• [Work to complete] Give a verbatim copy of the lines below, minus the pictures.

• [Recorded information]
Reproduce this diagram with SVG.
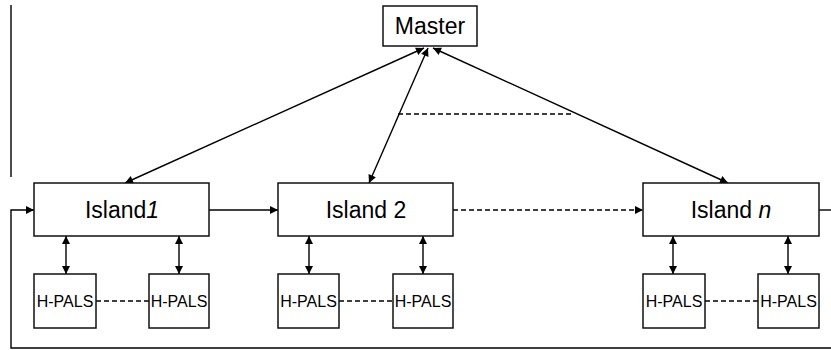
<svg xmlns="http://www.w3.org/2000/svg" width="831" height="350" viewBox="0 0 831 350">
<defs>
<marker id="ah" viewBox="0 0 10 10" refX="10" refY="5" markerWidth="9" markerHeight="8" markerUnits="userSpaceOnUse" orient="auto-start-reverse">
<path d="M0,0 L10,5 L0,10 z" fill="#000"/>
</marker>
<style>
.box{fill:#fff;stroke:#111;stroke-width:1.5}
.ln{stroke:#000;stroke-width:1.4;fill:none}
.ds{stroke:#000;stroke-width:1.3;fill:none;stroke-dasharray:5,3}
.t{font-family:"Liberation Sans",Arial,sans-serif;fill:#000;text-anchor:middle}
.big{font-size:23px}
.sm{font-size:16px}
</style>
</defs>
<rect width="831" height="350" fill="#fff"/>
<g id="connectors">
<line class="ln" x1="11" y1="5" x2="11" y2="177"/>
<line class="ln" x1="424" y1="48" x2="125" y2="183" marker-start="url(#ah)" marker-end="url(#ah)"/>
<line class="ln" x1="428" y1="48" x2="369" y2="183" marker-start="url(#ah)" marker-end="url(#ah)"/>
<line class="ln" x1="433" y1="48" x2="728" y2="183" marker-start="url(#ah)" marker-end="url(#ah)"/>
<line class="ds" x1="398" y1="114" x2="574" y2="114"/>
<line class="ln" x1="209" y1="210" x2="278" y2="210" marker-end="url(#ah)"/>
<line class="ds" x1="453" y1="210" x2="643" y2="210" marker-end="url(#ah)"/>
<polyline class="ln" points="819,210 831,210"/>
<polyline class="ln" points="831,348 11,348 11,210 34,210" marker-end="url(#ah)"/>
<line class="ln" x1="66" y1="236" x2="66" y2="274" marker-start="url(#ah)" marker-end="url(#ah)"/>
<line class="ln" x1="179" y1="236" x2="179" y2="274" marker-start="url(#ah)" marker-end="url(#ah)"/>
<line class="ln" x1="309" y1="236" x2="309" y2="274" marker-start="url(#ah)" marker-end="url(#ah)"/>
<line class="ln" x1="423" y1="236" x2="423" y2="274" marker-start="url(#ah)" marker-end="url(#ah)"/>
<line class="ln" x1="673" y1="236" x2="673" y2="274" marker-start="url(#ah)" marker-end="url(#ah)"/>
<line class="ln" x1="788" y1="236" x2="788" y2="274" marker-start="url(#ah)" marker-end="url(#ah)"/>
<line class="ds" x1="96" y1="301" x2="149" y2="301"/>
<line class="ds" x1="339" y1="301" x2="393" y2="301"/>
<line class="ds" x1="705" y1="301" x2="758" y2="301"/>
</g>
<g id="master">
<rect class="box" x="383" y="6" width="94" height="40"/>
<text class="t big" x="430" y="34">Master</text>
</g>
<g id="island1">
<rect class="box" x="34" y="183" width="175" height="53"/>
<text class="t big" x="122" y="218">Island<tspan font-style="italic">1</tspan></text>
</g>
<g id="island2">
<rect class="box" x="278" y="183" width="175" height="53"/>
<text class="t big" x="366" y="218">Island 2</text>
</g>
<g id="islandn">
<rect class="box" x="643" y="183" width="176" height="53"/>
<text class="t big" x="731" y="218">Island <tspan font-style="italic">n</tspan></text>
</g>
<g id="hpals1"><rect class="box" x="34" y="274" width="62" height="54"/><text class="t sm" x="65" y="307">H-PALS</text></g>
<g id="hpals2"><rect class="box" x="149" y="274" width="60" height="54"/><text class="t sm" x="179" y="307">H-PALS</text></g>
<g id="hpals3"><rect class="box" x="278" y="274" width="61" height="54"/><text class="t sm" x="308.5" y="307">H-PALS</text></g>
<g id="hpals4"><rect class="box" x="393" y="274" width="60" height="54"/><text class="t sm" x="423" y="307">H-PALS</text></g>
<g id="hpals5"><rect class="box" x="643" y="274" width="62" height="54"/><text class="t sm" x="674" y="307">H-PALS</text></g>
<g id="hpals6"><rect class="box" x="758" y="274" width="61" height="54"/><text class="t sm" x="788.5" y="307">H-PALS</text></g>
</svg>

• [Output]
Reproduce this diagram with SVG.
<svg xmlns="http://www.w3.org/2000/svg" width="831" height="350" viewBox="0 0 831 350">
<defs>
<marker id="ah" viewBox="0 0 10 10" refX="10" refY="5" markerWidth="9" markerHeight="8" markerUnits="userSpaceOnUse" orient="auto-start-reverse">
<path d="M0,0 L10,5 L0,10 z" fill="#000"/>
</marker>
<style>
.box{fill:#fff;stroke:#111;stroke-width:1.5}
.ln{stroke:#000;stroke-width:1.4;fill:none}
.ds{stroke:#000;stroke-width:1.3;fill:none;stroke-dasharray:5,3}
.t{font-family:"Liberation Sans",Arial,sans-serif;fill:#000;text-anchor:middle}
.big{font-size:23px}
.sm{font-size:16px}
</style>
</defs>
<rect width="831" height="350" fill="#fff"/>
<g id="connectors">
<line class="ln" x1="11" y1="5" x2="11" y2="177"/>
<line class="ln" x1="424" y1="48" x2="125" y2="183" marker-start="url(#ah)" marker-end="url(#ah)"/>
<line class="ln" x1="428" y1="48" x2="369" y2="183" marker-start="url(#ah)" marker-end="url(#ah)"/>
<line class="ln" x1="433" y1="48" x2="728" y2="183" marker-start="url(#ah)" marker-end="url(#ah)"/>
<line class="ds" x1="398" y1="114" x2="574" y2="114"/>
<line class="ln" x1="209" y1="210" x2="278" y2="210" marker-end="url(#ah)"/>
<line class="ds" x1="453" y1="210" x2="643" y2="210" marker-end="url(#ah)"/>
<polyline class="ln" points="819,210 831,210"/>
<polyline class="ln" points="831,348 11,348 11,210 34,210" marker-end="url(#ah)"/>
<line class="ln" x1="66" y1="236" x2="66" y2="274" marker-start="url(#ah)" marker-end="url(#ah)"/>
<line class="ln" x1="179" y1="236" x2="179" y2="274" marker-start="url(#ah)" marker-end="url(#ah)"/>
<line class="ln" x1="309" y1="236" x2="309" y2="274" marker-start="url(#ah)" marker-end="url(#ah)"/>
<line class="ln" x1="423" y1="236" x2="423" y2="274" marker-start="url(#ah)" marker-end="url(#ah)"/>
<line class="ln" x1="673" y1="236" x2="673" y2="274" marker-start="url(#ah)" marker-end="url(#ah)"/>
<line class="ln" x1="788" y1="236" x2="788" y2="274" marker-start="url(#ah)" marker-end="url(#ah)"/>
<line class="ds" x1="96" y1="301" x2="149" y2="301"/>
<line class="ds" x1="339" y1="301" x2="393" y2="301"/>
<line class="ds" x1="705" y1="301" x2="758" y2="301"/>
</g>
<g id="master">
<rect class="box" x="383" y="6" width="94" height="40"/>
<text class="t big" x="430" y="34">Master</text>
</g>
<g id="island1">
<rect class="box" x="34" y="183" width="175" height="53"/>
<text class="t big" x="122" y="218">Island<tspan font-style="italic">1</tspan></text>
</g>
<g id="island2">
<rect class="box" x="278" y="183" width="175" height="53"/>
<text class="t big" x="366" y="218">Island 2</text>
</g>
<g id="islandn">
<rect class="box" x="643" y="183" width="176" height="53"/>
<text class="t big" x="731" y="218">Island <tspan font-style="italic">n</tspan></text>
</g>
<g id="hpals1"><rect class="box" x="34" y="274" width="62" height="54"/><text class="t sm" x="65" y="307">H-PALS</text></g>
<g id="hpals2"><rect class="box" x="149" y="274" width="60" height="54"/><text class="t sm" x="179" y="307">H-PALS</text></g>
<g id="hpals3"><rect class="box" x="278" y="274" width="61" height="54"/><text class="t sm" x="308.5" y="307">H-PALS</text></g>
<g id="hpals4"><rect class="box" x="393" y="274" width="60" height="54"/><text class="t sm" x="423" y="307">H-PALS</text></g>
<g id="hpals5"><rect class="box" x="643" y="274" width="62" height="54"/><text class="t sm" x="674" y="307">H-PALS</text></g>
<g id="hpals6"><rect class="box" x="758" y="274" width="61" height="54"/><text class="t sm" x="788.5" y="307">H-PALS</text></g>
</svg>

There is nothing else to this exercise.